Kaden, Kenny and Catherine, assisted by Mellon, began organizing and taking the steps to help establish a healthy food system in their own town, beginning by determining what needs existed in Cumberland, all while managing their time as busy high school students with homework and other extracurricular activities.
“Their big idea was to find extra food and give it to people in need. Great idea, but it’s hard to know where to get started,” Mellon said. “We spent a lot of time brainstorming what exactly each part of that meant. Where is the extra food? Where are the people who need it? More importantly, as ninth graders, what is feasible for them to do?”
By reaching out to local organizations already concerned with food insecurity, the students were able to recognize that there are residents in Cumberland who are in need of access to fresh, local produce, and they were also able to identify a way to fill that need.
“If you are working to address a need in your community, more than likely, there is another organization who has also identified that need and is working toward it as well,” said Mellon. “If you can tie your project into someone else’s goal, you’ll have an instant jump start.”
Kaden reached out to the local Union Rescue Mission to find out what types of food they would accept for community dinners and food pantry items. “When you’re in a food desert, you have canned food, but you need fresh,” said Kaden, who learned about food deserts — areas without easy access to fresh and affordable food — during the 4-H Issue Forum. “The Mission will take fresh produce and even prepared foods,” he said.
Kenny, who also participated in the Forum, initiated communication with the local farmers market to find out if it would be possible to collect unused and “ugly” produce for distribution to the Mission, helping families within their own neighborhoods. As a result, the team presented to the Allegany County Farmers Market on April 23, proposing their full plan and asking for permission to enact it.
With a positive reception from the association and the Mission, Kaden, Catherine and Kenny will volunteer once a week throughout the summer to collect excess food, donated by local farmers, in bins during operating hours, and moving it in wagons from the downtown farmers market, walking it to the nearby Union Rescue Mission, which serves an average 250 meals per day, said Mellon.
Donning 4-H Food Team t-shirts courtesy of Hunter Douglas Inc., the students’ first collection day began with the end of the 2018-2019 school year, and has already resulted in 43 pounds of donated food, said Mellon.
“This is a great way to show the connection between food systems and food deserts. Our communities and environments are all connected, and one way is through food — a basic human need,” said Fields. “This project shows how youth can be a part of the change that is needed in terms of caring about a cause bigger than themselves.”
The high schoolers are recruiting their peers and classmates as volunteers to assist with their efforts as well.
“We’ve been presenting in front of our homeroom classes at school,” said Kaden. “We got permission from our teachers, and we’ve recruited two other volunteers so far.”

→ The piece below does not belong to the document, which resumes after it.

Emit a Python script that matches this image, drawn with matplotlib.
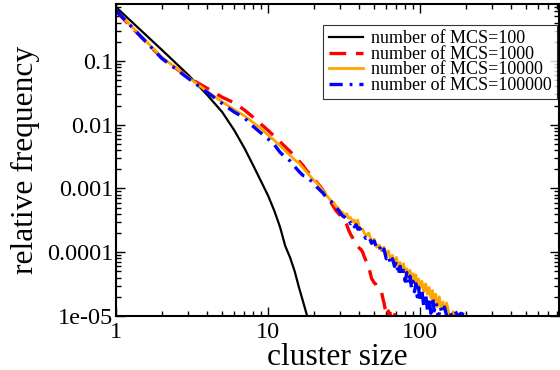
import matplotlib
matplotlib.use("Agg")
import matplotlib.pyplot as plt
from matplotlib.ticker import FixedLocator, LogLocator, NullFormatter

plt.rcParams['font.family'] = ['Liberation Serif', 'DejaVu Serif']
plt.rcParams['lines.scale_dashes'] = False

# cluster size distributions
size_100 = list(range(1, 20))
freq_100 = [0.70, 0.15, 0.060, 0.029, 0.0158, 0.0082, 0.0043, 0.0023, 0.0013,
            0.00078, 0.00045, 0.00025, 0.000125, 8.2e-5, 5.0e-5, 2.8e-5,
            1.7e-5, 1.05e-5, 6.3e-6]

size_1000 = list(range(1, 70))
freq_1000 = [0.60, 0.112, 0.055, 0.037, 0.027, 0.022, 0.017, 0.0131, 0.0102,
             0.0082, 0.0066, 0.0054, 0.0045, 0.0038, 0.0032, 0.0027, 0.0023,
             0.0019, 0.00165, 0.0014, 0.00125, 0.00108, 0.00094, 0.00080,
             0.00070, 0.00060, 0.00052, 0.00045, 0.00041, 0.00037, 0.00034,
             0.00031, 0.00027, 0.00022, 0.00019, 0.00017, 0.00015, 0.00014,
             0.000125, 0.000115, 0.00011, 0.0001, 8.5e-5, 7.5e-5, 6.8e-5,
             5.8e-5, 4.8e-5, 3.9e-5, 3.6e-5, 3.3e-5, 3.2e-5, 2.9e-5, 2.7e-5,
             2.6e-5, 2.4e-5, 2.3e-5, 1.9e-5, 1.6e-5, 1.3e-5, 1.15e-5, 1.0e-5,
             1.2e-5, 9e-6, 1.1e-5, 1.0e-5, 1.05e-5, 8e-6, 1.05e-5, 9e-6]

size_10000 = (list(range(1, 41)) + list(range(42, 101, 2))
              + list(range(103, 131, 3))
              + [134, 138, 142, 146, 150, 155, 160, 165, 170, 175])
freq_10000 = [0.62, 0.115, 0.055, 0.033, 0.0228, 0.0172, 0.0138, 0.0108,
              0.0087, 0.0069, 0.0057, 0.0047, 0.0039, 0.0033, 0.0028, 0.0025,
              0.0021, 0.0018, 0.00155, 0.00135, 0.00122, 0.00105, 0.00093,
              0.00080, 0.00072, 0.00064, 0.00060, 0.00053, 0.00049, 0.00044,
              4.2e-4, 3.8e-4, 4.0e-4, 3.4e-4, 3.5e-4, 3.0e-4, 3.2e-4, 2.6e-4,
              3.2e-4, 2.35e-4,
              2.3e-4, 1.8e-4, 2.0e-4, 1.5e-4, 1.6e-4, 1.2e-4, 1.3e-4, 1.05e-4,
              1.2e-4, 8.9e-5, 1.05e-4, 7.6e-5, 8.9e-5, 6.3e-5, 8.3e-5, 6.0e-5,
              6.9e-5, 5.0e-5, 6.6e-5, 4.8e-5, 5.5e-5, 4.0e-5, 5.2e-5, 3.8e-5,
              4.6e-5, 3.3e-5, 4.4e-5, 3.0e-5, 3.8e-5, 2.75e-5,
              3.5e-5, 2.4e-5, 3.2e-5, 2.2e-5, 2.8e-5, 1.9e-5, 2.5e-5, 1.65e-5,
              2.2e-5, 1.4e-5,
              2.0e-5, 1.25e-5, 1.65e-5, 1.2e-5, 1.6e-5, 1.1e-5, 7e-6, 1.17e-5,
              1.05e-5, 6e-6]

size_100000 = (list(range(1, 41)) + list(range(42, 101, 2))
               + list(range(103, 125, 3))
               + [128, 132, 136, 140, 145, 150, 156, 162, 170, 178, 186, 195])
freq_100000 = [0.62, 0.110, 0.053, 0.032, 0.0215, 0.0158, 0.0128, 0.0094,
               0.0074, 0.0060, 0.0049, 0.0037, 0.0031, 0.0027, 0.0022,
               0.00185, 0.0016, 0.00155, 0.00135, 0.00123, 0.00105, 0.00094,
               0.00085, 0.00074, 0.00068, 0.00063, 0.00055, 0.00050, 0.00046,
               0.00041,
               3.7e-4, 3.55e-4, 3.2e-4, 3.3e-4, 2.8e-4, 3.0e-4, 2.5e-4, 2.7e-4,
               2.3e-4, 2.4e-4,
               2.0e-4, 1.65e-4, 1.8e-4, 1.38e-4, 1.5e-4, 1.15e-4, 1.26e-4,
               9.5e-5, 1.12e-4, 7.9e-5, 8.9e-5, 6.6e-5, 7.9e-5, 6.0e-5, 7.2e-5,
               4.4e-5, 6.0e-5, 4.2e-5, 5.2e-5, 3.5e-5, 4.8e-5, 3.2e-5, 4.2e-5,
               2.75e-5, 3.5e-5, 2.4e-5, 3.2e-5, 2.0e-5, 2.8e-5, 1.65e-5,
               2.5e-5, 1.4e-5, 2.2e-5, 1.25e-5, 1.9e-5, 1.1e-5, 2.0e-5, 1.2e-5,
               1.6e-5, 8.9e-6, 1.4e-5, 1.1e-5, 1.38e-5, 1.0e-5, 1.2e-5, 1.0e-5,
               1.2e-5, 1.0e-5, 1.1e-5, 1.05e-5]

x_ticks = [1, 10, 100]
x_labels = ['1', '10', '100']
y_ticks = [1e-5, 1e-4, 1e-3, 1e-2, 1e-1]
y_labels = ['1e-05', '0.0001', '0.001', '0.01', '0.1']

fig = plt.figure(figsize=(5.6, 3.7), dpi=100)
ax = fig.add_axes([0.207, 0.146, 0.791, 0.843])

ax.plot(size_100, freq_100, color='black', lw=1.6, label='number of MCS=100')
ax.plot(size_1000, freq_1000, color='red', lw=2.4, ls=(0, (12, 7)),
        label='number of MCS=1000')
ax.plot(size_10000, freq_10000, color='orange', lw=2.0,
        label='number of MCS=10000')
ax.plot(size_100000, freq_100000, color='blue', lw=2.4,
        ls=(0, (9.5, 5, 2, 5)), label='number of MCS=100000')

ax.set_xscale('log')
ax.set_yscale('log')
ax.set_xlim(1, 820)
ax.set_ylim(1e-5, 0.78)

ax.xaxis.set_major_locator(FixedLocator(x_ticks))
ax.set_xticklabels(x_labels)
ax.yaxis.set_major_locator(FixedLocator(y_ticks))
ax.set_yticklabels(y_labels)
ax.xaxis.set_minor_locator(LogLocator(base=10, subs=range(2, 10)))
ax.yaxis.set_minor_locator(LogLocator(base=10, subs=range(2, 10)))
ax.xaxis.set_minor_formatter(NullFormatter())
ax.yaxis.set_minor_formatter(NullFormatter())

ax.tick_params(which='both', direction='in', top=True, right=True,
               labelsize=17.5, width=1.0, color='black')
ax.tick_params(which='major', length=6.5)
ax.tick_params(which='minor', length=3.5)
ax.tick_params(axis='y', pad=2)
ax.tick_params(axis='x', pad=4)
for s in ax.spines.values():
    s.set_linewidth(1.5)

ax.set_xlabel('cluster size', fontsize=22.7, labelpad=0)
ax.set_ylabel('relative frequency', fontsize=22.7, labelpad=5)

leg = ax.legend(loc='upper right', bbox_to_anchor=(0.996, 0.933),
                borderaxespad=0, fontsize=13.0, frameon=True, fancybox=False,
                edgecolor='black', handlelength=1.9, handletextpad=0.45,
                labelspacing=-0.08, borderpad=0.3)
leg.get_frame().set_linewidth(0.8)

fig.savefig('out.png', dpi=100)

The team of 4-H’ers also presented their project at the Western Maryland Food Summit, “Our Food, Our Future,” a day-long conference featuring panel discussions and research into the issues of food and nutritional insecurity in the region. While the only student 4-H presenters in attendance at the Summit, their project echoed the challenges and solutions of professional plans, and even inspired Lisa McCoy, a healthy living Extension educator to start working on a plan for her community.
“Working with the 4-H’ers on this project helped me to refocus on the power of youth,” said Mellon. “When given the opportunity to learn something new like food insecurity, frame it within a relevant context with the realization that there are people in their communities and classrooms who aren’t getting the food they need, and work with their peers, Kaden, Catherine and Kenny were and are willing to dig in and work to make a difference.
“Along the way, they learned and practiced skills that will last a lifetime, from big concepts like time management and organization to the smaller things like shaking hands and having appropriate posture during meetings,” Mellon said. “If we could give every young person that same opportunity, I think we would be amazed at what our communities would look like.”